The demurrer admits that the correctness of the balance due under the contract received the assent of plaintiff and defendant. The sum was fixed and admitted to be due by Bennett to the plaintiff. There was an assent to the correctness of the balance due under the pleading and an admission as against the demurrer that liability existed. The acknowledgment of liability was present. The amount was certain and specific. The balance due was struck in favor of the plaintiff, to which the defendant Bennett assents as correct, and thereby the balance was carried into a new account as an admitted debt due by mutual consent. The account, as contended, amounted to $1,710. This amount was reduced, by acquiescence, to the fixed and certain liquidated amount of $1,500, and the defendant Bennett by the demurrer thereafter acknowledges the correctness of the liquidated claim, and he thereafter made payments on the balance due upon the liquidated amount, which constituted an admission of its correctness. 1 C. J. page 689, sections 269, and 270.

The demurrer to a petition admits all facts well pleaded therein and all inferences which may be reasonably drawn therefrom, and we are of the opinion that the facts pleaded in the petition constitute a new and independent agreement.

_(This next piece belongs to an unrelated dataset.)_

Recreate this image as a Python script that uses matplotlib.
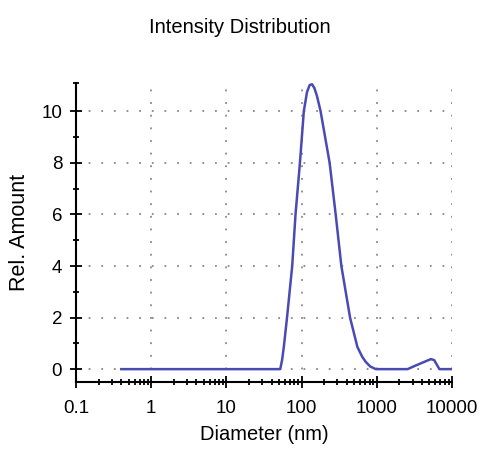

When defendant agreed to pay the sum of $1,500 to settle the liability upon his contract of guaranty at the rate of $150 per month, with interest thereon from the date of said agreement, and the plaintiff agreed to accept said amount after the adjustment of the debits and credits on said amount, a *610 new and independent agreement was entered into which does not in any way conflict with section 9502, O. S. 1931, which provides "that a contract in writing may be altered by a contract in writing or by an executed oral agreement and not otherwise."

We conclude that the court erred in sustaining the demurrer to the plaintiff's petition.

The cause is reversed and remanded, with directions to overrule said demurrer and to proceed in accordance with the views herein expressed.

OSBORN, V. C. J., and RILEY, BAYLESS, PHELPS, CORN, and GIBSON, JJ., concur. BUSBY and WELCH, JJ., absent.